As of now, I only have data till the previous month and the current data looks like this:
Date Count
2018-09-01 12
2018-09-02 23
2018-09-03 5
2018-09-04 8
. .
. .
. .
2018-09-30 10
Moving forward, more data will be collected and there will be a value for the "Count" column for every single day.
I am able to convert the above df into a monthly.df using the following:
library(dplyr)
df %>% group_by(month=floor_date(Date, "month")) %>% summarize(Count=sum(Count))
month Users
2018-09-01 165
If I plot a ggplot chart using this new df, it will give me only a single bar as there is currently no data for the other months. However, I would still like to plot a monthly chart with 0 for months where there are no values.
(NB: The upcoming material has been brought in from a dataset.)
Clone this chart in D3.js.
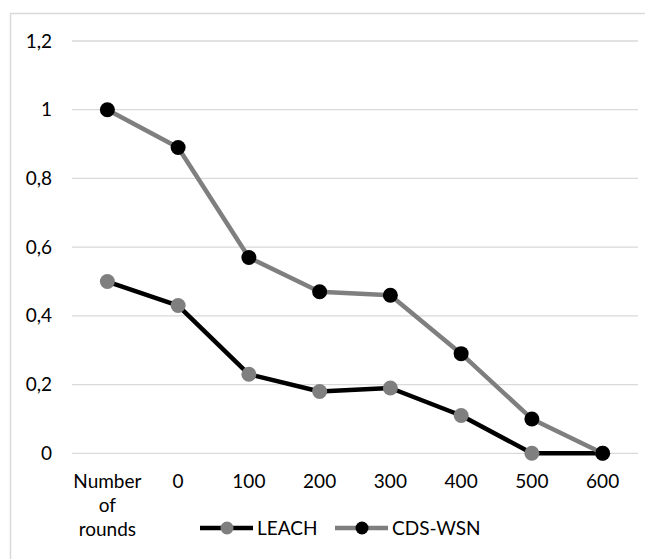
<!DOCTYPE html>
<html><head><meta charset="utf-8">
<script src="https://cdn.jsdelivr.net/npm/d3@7"></script>
<style>body{margin:0;background:#fff}svg{display:block}text{font-family:Lato,"Open Sans",sans-serif}</style>
</head><body><svg id="c" width="645" height="559"></svg>
<script>
const categories = ["Number of rounds","0","100","200","300","400","500","600"];
const leach = [0.5,0.43,0.23,0.18,0.19,0.11,0,0];
const cdswsn = [1,0.89,0.57,0.47,0.46,0.29,0.1,0];
const yTicks = [0,0.2,0.4,0.6,0.8,1,1.2];
const seriesNames = ["LEACH","CDS-WSN"];

const svg = d3.select("#c");
// chart border (cropped)
svg.append("path").attr("d","M10.5,559 L10.5,13.5 L645,13.5").attr("fill","none").attr("stroke","#d9d9d9").attr("stroke-width",1.5);

const x = d3.scaleBand().domain(categories).range([72,638]);
const y = d3.scaleLinear().domain([0,1.2]).range([453.3,41]);
const fmt = d => d3.format("")(d).replace(".",",");

// gridlines
svg.append("g").selectAll("line").data(yTicks).join("line")
  .attr("x1",72).attr("x2",638).attr("y1",d=>y(d)).attr("y2",d=>y(d))
  .attr("stroke","#d9d9d9").attr("stroke-width",1.3);

// y axis labels
const yAxis = d3.axisLeft(y).tickValues(yTicks).tickFormat(fmt).tickSize(0).tickPadding(0);
const gy = svg.append("g").attr("transform","translate(52,0)").call(yAxis);
gy.select(".domain").remove();
gy.selectAll("text").attr("font-size",19).attr("fill","#000").attr("font-family","Lato");

// x axis labels
const xAxis = d3.axisBottom(x).tickSize(0).tickPadding(0);
const gx = svg.append("g").attr("transform","translate(0,474)").call(xAxis);
gx.select(".domain").remove();
gx.selectAll("text").attr("font-size",19).attr("fill","#000").attr("font-family","Lato").attr("dy","0.71em")
  .each(function(d){
    const t = d3.select(this);
    if (d === "Number of rounds") {
      t.text(null);
      ["Number","of","rounds"].forEach((w,i)=>{
        t.append("tspan").attr("x",0).attr("dy", i===0 ? "0.71em" : 24.5).text(w);
      });
      t.attr("dy",null);
    }
  });

const line = d3.line().x((d,i)=>x(categories[i])+x.bandwidth()/2).y(d=>y(d));
const series = [
  {name:seriesNames[0], values:leach, lineColor:"#000000", markColor:"#7f7f7f"},
  {name:seriesNames[1], values:cdswsn, lineColor:"#7f7f7f", markColor:"#000000"}
];
series.forEach(s=>{
  svg.append("path").datum(s.values).attr("d",line).attr("fill","none")
    .attr("stroke",s.lineColor).attr("stroke-width",4.5).attr("stroke-linejoin","round");
});
series.forEach(s=>{
  svg.append("g").selectAll("circle").data(s.values).join("circle")
    .attr("cx",(d,i)=>x(categories[i])+x.bandwidth()/2).attr("cy",d=>y(d)).attr("r",7.5)
    .attr("fill",s.markColor);
});

// legend
const legendX = [200,335];
series.forEach((s,i)=>{
  const g = svg.append("g").attr("transform",`translate(${legendX[i]},528)`);
  g.append("line").attr("x1",0).attr("x2",53).attr("y1",0).attr("y2",0).attr("stroke",s.lineColor).attr("stroke-width",4.5);
  g.append("circle").attr("cx",27).attr("cy",0).attr("r",6.5).attr("fill",s.markColor);
  g.append("text").attr("x",57).attr("y",0).attr("dy","0.35em").attr("font-size",19).attr("fill","#000").text(s.name);
});
</script></body></html>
My goal is to generate a dataframe that looks like this:
Year Month Count
2018 Jan 0
2018 Feb 0
2018 Mar 0
2018 Apr 0
2018 May 0
2018 Jun 0
2018 Jul 0
2018 Aug 0
2018 Sep 55
2018 Oct 0
2018 Nov 0
2018 Dec 0
So that I can plot a chart that looks like this:
library(ggplot)
ggplot(monthly.users, aes(x= Month, y= Count, fill= Month)) + geom_bar(stat= "identity")
And the values for the charts (i.e. each month) will be automatically generated as the data is being collected.
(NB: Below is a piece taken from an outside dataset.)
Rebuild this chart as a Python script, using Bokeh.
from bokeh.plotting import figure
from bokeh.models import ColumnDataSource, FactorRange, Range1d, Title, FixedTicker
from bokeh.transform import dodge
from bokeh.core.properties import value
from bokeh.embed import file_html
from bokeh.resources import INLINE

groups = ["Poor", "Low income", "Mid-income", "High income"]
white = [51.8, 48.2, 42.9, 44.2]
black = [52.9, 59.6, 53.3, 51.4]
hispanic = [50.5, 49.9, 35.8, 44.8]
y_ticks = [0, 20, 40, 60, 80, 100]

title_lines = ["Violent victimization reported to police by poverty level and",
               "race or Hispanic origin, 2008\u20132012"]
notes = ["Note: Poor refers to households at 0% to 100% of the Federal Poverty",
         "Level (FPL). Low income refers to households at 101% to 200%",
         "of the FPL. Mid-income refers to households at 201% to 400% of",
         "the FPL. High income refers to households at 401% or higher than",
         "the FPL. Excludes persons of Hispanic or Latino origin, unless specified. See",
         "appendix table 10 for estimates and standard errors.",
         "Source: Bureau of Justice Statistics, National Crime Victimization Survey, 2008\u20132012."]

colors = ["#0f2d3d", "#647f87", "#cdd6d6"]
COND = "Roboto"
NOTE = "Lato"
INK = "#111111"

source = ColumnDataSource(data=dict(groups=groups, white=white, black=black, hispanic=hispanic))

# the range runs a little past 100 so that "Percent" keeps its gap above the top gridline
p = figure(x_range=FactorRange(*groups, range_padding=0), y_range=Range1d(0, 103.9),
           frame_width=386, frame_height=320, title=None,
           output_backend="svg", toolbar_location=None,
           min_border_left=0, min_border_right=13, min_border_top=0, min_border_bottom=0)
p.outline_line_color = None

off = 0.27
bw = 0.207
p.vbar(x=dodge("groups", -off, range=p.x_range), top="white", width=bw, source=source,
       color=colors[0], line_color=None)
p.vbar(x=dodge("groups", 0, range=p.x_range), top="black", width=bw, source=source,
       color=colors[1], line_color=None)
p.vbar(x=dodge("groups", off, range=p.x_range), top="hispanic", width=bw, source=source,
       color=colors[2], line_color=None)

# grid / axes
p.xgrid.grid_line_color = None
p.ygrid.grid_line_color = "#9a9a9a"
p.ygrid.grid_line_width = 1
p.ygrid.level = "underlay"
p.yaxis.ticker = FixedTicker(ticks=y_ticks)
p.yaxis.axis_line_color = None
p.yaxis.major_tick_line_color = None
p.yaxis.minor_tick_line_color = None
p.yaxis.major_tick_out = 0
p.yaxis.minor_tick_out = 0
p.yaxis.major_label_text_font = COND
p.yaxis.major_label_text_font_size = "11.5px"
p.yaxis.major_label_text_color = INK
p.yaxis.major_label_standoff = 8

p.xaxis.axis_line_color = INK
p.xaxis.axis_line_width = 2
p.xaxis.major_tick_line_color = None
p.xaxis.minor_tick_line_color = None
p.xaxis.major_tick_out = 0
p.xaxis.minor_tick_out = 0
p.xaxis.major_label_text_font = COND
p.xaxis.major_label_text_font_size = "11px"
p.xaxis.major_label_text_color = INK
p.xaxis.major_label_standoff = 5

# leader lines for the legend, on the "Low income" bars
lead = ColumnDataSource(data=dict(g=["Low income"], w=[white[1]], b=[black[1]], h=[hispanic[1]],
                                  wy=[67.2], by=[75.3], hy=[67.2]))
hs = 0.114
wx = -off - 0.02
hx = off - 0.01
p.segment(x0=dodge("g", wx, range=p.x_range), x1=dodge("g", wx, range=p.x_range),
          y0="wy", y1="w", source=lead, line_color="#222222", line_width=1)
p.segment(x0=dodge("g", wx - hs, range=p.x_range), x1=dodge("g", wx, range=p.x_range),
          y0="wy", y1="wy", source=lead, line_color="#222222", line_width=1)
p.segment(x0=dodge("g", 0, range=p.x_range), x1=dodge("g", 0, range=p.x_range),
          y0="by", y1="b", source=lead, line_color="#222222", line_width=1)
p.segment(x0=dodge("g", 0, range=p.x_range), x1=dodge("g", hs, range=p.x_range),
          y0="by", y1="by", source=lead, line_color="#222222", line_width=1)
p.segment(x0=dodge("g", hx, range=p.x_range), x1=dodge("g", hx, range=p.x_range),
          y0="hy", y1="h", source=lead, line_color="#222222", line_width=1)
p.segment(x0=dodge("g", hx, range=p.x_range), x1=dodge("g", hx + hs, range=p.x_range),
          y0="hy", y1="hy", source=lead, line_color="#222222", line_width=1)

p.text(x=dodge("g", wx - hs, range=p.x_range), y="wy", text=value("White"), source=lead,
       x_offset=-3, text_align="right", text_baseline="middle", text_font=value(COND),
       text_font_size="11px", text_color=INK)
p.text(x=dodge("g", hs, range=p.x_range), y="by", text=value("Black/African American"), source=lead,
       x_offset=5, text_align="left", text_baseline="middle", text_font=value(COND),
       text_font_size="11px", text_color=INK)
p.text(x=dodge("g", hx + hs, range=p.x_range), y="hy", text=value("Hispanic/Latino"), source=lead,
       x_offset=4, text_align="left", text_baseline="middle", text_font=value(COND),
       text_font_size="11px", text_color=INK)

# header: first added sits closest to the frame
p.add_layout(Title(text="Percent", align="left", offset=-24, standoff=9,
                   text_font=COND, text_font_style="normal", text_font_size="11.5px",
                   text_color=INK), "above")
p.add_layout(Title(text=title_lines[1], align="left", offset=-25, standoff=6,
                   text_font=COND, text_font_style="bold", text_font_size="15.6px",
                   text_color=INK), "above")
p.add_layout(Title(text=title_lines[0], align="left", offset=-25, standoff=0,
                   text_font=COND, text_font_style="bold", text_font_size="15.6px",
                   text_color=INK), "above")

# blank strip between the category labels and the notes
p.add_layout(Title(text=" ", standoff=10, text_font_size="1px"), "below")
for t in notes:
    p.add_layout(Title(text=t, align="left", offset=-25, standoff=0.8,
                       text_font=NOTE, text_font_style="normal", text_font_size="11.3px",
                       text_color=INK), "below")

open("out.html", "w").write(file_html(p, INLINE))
Not sure if I need to write some function to calculate the values for each month and then do a rbind into a final dataframe. Greatly appreciate if anyone can help me on this!
Upvotes: 0
Views: 55
Reputation: 66490
Padr::pad
is a useful function for this sort of thing.
monthly.users <- df %>%
group_by(month = lubridate::floor_date(Date, "1 month")) %>%
summarize(Count=sum(Count)) %>%
padr::pad(start_val = lubridate::ymd(20180101),
interval = "1 month") %>%
mutate(Count = tidyr::replace_na(Count, 0))
Upvotes: 1